§ **RECORDS SUPPLIED**:

━━━━

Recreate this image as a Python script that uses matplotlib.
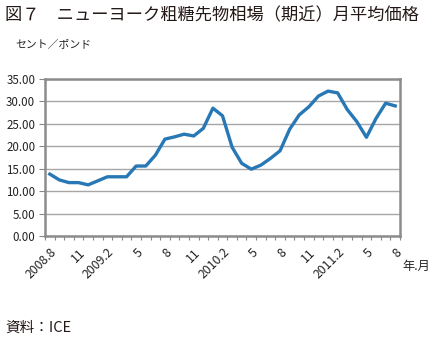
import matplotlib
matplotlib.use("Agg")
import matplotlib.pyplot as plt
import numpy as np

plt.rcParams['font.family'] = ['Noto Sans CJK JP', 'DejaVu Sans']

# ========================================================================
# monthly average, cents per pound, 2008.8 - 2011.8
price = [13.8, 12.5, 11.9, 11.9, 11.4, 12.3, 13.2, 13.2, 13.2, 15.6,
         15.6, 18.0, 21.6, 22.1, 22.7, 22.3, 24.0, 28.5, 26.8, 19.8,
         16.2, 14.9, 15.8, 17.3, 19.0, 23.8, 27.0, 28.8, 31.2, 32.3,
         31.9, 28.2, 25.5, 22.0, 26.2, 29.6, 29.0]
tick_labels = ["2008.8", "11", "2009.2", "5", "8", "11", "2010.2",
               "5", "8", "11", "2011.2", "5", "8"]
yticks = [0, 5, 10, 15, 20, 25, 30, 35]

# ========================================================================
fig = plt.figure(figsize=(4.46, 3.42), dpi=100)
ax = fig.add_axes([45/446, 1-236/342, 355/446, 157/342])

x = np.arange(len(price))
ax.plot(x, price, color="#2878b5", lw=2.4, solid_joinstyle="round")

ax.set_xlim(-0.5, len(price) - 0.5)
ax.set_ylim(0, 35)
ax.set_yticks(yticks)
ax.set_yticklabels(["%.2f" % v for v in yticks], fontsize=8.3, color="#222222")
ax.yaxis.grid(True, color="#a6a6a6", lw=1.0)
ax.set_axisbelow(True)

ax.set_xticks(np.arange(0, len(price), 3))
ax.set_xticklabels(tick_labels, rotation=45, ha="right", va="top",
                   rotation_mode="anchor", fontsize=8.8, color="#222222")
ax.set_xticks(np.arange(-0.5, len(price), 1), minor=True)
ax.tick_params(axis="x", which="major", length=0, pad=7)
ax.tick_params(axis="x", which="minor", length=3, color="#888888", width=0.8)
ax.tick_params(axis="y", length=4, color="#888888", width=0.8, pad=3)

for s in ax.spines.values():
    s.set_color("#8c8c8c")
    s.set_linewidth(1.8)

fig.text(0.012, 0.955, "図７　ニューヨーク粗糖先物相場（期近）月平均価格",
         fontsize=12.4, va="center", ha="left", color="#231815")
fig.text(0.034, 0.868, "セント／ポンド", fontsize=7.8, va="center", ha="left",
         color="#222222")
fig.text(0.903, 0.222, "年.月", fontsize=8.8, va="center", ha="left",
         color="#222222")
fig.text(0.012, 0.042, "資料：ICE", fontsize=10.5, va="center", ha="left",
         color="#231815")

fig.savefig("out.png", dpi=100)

━━━━

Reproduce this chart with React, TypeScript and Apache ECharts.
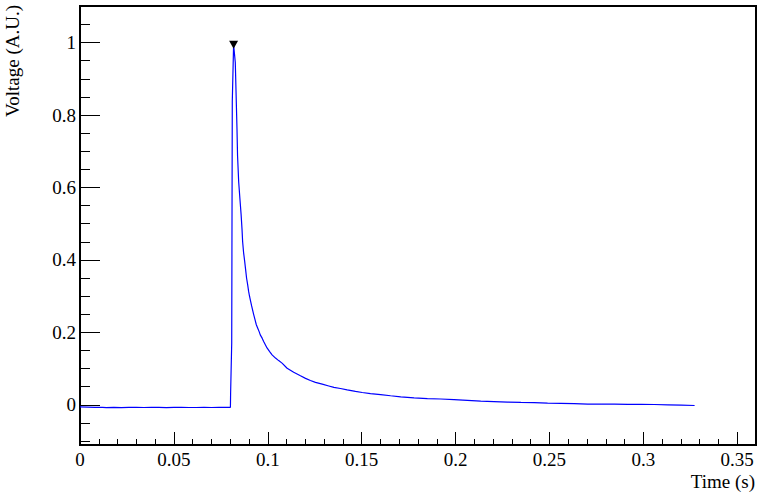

━━━━

§ **YOUR INSTRUCTIONS**: Where a line of the material above holds the string "matplotlib", copy that line.

§ **RESPONSE**:
Recreate this image as a Python script that uses matplotlib.
import matplotlib
matplotlib.use("Agg")
import matplotlib.pyplot as plt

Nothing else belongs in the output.